Frequently Asked Questions

Q: Is staking more profitable than mining in 2024?

A: For most individual investors, staking tends to offer better risk-adjusted returns than mining. Staking requires less capital to start, involves minimal operational costs, and doesn’t require technical expertise. Mining profitability depends heavily on electricity costs—which are high in Germany—and requires significant upfront investment in hardware.

Q: How much money do I need to start staking?

A: You can start staking with as little as €10-€50 on many cryptocurrency exchanges. Some networks have minimum stake requirements (like 32 ETH for Ethereum validators), but these can be bypassed through staking pools or liquid staking services.

Q: Can I lose money staking?

A: Yes, several scenarios can result in losses: the staked cryptocurrency’s value dropping significantly (capital loss), slashing penalties for validator misconduct (though rare for delegated staking), and platform or smart contract failures in DeFi staking.

Q: Is crypto mining still worth it in Germany?

A: Mining profitability in Germany is challenging due to high electricity costs (approximately €0.35/kWh). It may only be profitable with access to industrial electricity rates, renewable energy sources, or very efficient hardware. Many German miners now partner with operations in other countries or focus on proof-of-stake alternatives.

Q: How long does it take to recoup mining investment?

A: Depending on token prices and network difficulty, typical ROI periods range from 12-24 months for GPU mining setups. However, this timeline can extend significantly if token prices decline or electricity costs increase. Hardware depreciation and obsolescence add further uncertainty.

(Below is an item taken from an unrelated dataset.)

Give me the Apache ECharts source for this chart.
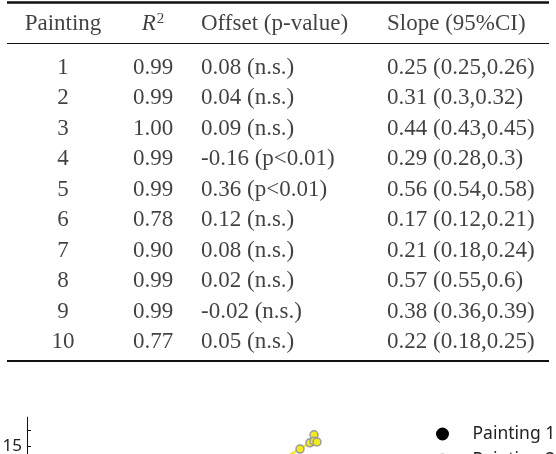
<!DOCTYPE html>
<html>
<head>
<meta charset="utf-8">
<script src="https://cdn.jsdelivr.net/npm/echarts@6/dist/echarts.min.js"></script>
<style>html,body{margin:0;padding:0;background:#fff;}#c{width:556px;height:454px;}</style>
</head>
<body>
<div id="c"></div>
<script>
// ---- table data ----
const headers = ['Painting', 'R2', 'Offset (p-value)', 'Slope (95%CI)'];
const paintingIds = ['1', '2', '3', '4', '5', '6', '7', '8', '9', '10'];
const r2Values = ['0.99', '0.99', '1.00', '0.99', '0.99', '0.78', '0.90', '0.99', '0.99', '0.77'];
const offsetValues = ['0.08 (n.s.)', '0.04 (n.s.)', '0.09 (n.s.)', '-0.16 (p<0.01)', '0.36 (p<0.01)',
  '0.12 (n.s.)', '0.08 (n.s.)', '0.02 (n.s.)', '-0.02 (n.s.)', '0.05 (n.s.)'];
const slopeValues = ['0.25 (0.25,0.26)', '0.31 (0.3,0.32)', '0.44 (0.43,0.45)', '0.29 (0.28,0.3)', '0.56 (0.54,0.58)',
  '0.17 (0.12,0.21)', '0.21 (0.18,0.24)', '0.57 (0.55,0.6)', '0.38 (0.36,0.39)', '0.22 (0.18,0.25)'];

// ---- scatter plot data (partially visible) ----
const legendNames = ['Painting 1', 'Painting 2', 'Painting 3', 'Painting 4', 'Painting 5',
  'Painting 6', 'Painting 7', 'Painting 8', 'Painting 9', 'Painting 10'];
const p10X = [7.175, 7.075, 7.175, 7.25, 6.825];
const p10Y = [15.7, 15.2, 15.3, 15.25, 14.81];
const p10FitX = [6.3, 7.175];
const p10FitY = [14.02, 15.375];
const yTickValues = [14, 15, 16];
const yLabelValues = [15];

// ---- layout (not data) ----
const colAnchor = [56, 146, 194, 380];
const colPos = ['inside', 'inside', 'right', 'right'];
const headerRow = -0.4456;
const rules = [{v: -1.152, w: 2.5}, {v: 0.1786, w: 1.2}, {v: 10.626, w: 2.2}];
const serif = 'Liberation Serif';
const sans = 'Noto Sans';
const colors = ['#000000', '#dcdcdc', '#b0b0b0', '#808080', '#4c72b0', '#55a868', '#c44e52', '#8172b2', '#ccb974', '#f2ea1c'];

const columns = [paintingIds, r2Values, offsetValues, slopeValues];
const tableSeries = columns.map((col, ci) => {
  const data = [[colAnchor[ci], headerRow, headers[ci], 1]];
  col.forEach((t, ri) => data.push([colAnchor[ci], ri + 1, t, 0]));
  const s = {
    type: 'scatter', xAxisIndex: 0, yAxisIndex: 0, symbolSize: 0, silent: true,
    data: data,
    label: {
      show: true, position: colPos[ci], distance: 0,
      fontFamily: serif, fontSize: 23, color: '#111',
      formatter: p => (ci === 1 && p.value[3] === 1) ? '{it|R}{sup|2}' : p.value[2],
      rich: {
        it: {fontFamily: serif, fontSize: 23, fontStyle: 'italic', color: '#111'},
        sup: {fontFamily: serif, fontSize: 15, color: '#111', verticalAlign: 'top', padding: [0, 0, 10, 1]}
      }
    },
    emphasis: {disabled: true}
  };
  if (ci === 0) {
    s.markLine = {
      silent: true, symbol: 'none', label: {show: false},
      data: rules.map(r => ({yAxis: r.v, lineStyle: {color: '#111', width: r.w, type: 'solid'}}))
    };
  }
  return s;
});

const plotSeries = legendNames.map((n, i) => ({
  type: 'scatter', name: n, xAxisIndex: 1, yAxisIndex: 1,
  symbol: 'circle', symbolSize: 8,
  itemStyle: {color: colors[i], borderColor: i === 0 ? '#000' : '#999', borderWidth: 1.5, opacity: 1},
  data: i === 9 ? p10X.map((x, k) => [x, p10Y[k]]) : [],
  z: 5
}));
plotSeries.push({
  type: 'line', xAxisIndex: 1, yAxisIndex: 1, symbol: 'none', silent: true,
  data: p10FitX.map((x, k) => [x, p10FitY[k]]),
  lineStyle: {color: '#f2ea1c', width: 2.5}, z: 3
});

const chart = echarts.init(document.getElementById('c'), null, {renderer: 'canvas'});
chart.setOption({
  animation: false,
  backgroundColor: '#fff',
  grid: [
    {left: 7, right: 7, top: 0, height: 454, outerBoundsMode: 'none', containLabel: false},
    {left: 27, top: 417.2, width: 400, height: 268.8, outerBoundsMode: 'none', containLabel: false}
  ],
  xAxis: [
    {type: 'value', gridIndex: 0, min: 0, max: 542, show: false},
    {type: 'value', gridIndex: 1, min: 0, max: 10, show: false}
  ],
  yAxis: [
    {type: 'value', gridIndex: 0, inverse: true, min: -1.234, max: 13.68, show: false},
    {
      type: 'value', gridIndex: 1, min: 0, max: 16.8, position: 'left',
      axisLine: {show: true, lineStyle: {color: '#111', width: 1}},
      axisTick: {show: true, inside: true, length: 4, customValues: yTickValues, lineStyle: {color: '#111'}},
      axisLabel: {show: true, customValues: yLabelValues, margin: 5, fontFamily: sans, fontSize: 17, color: '#222'},
      splitLine: {show: false}
    }
  ],
  legend: {
    data: legendNames, orient: 'vertical', left: 436, top: 425, height: 400, padding: 0,
    itemWidth: 50, itemHeight: 11, itemGap: 8, icon: 'circle',
    textStyle: {fontFamily: sans, fontSize: 17.5, color: '#222', width: 90, overflow: 'truncate', ellipsis: ''}
  },
  series: tableSeries.concat(plotSeries)
});
</script>
</body>
</html>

Q: What is the main difference between staking and mining?

A: The fundamental difference lies in how transactions are validated. Mining uses Proof of Work (PoW), requiring computational power to solve mathematical puzzles. Staking uses Proof of Stake (PoS), where validators lock up cryptocurrency as collateral. Staking is energy-efficient and accessible; mining is energy-intensive and capital-heavy.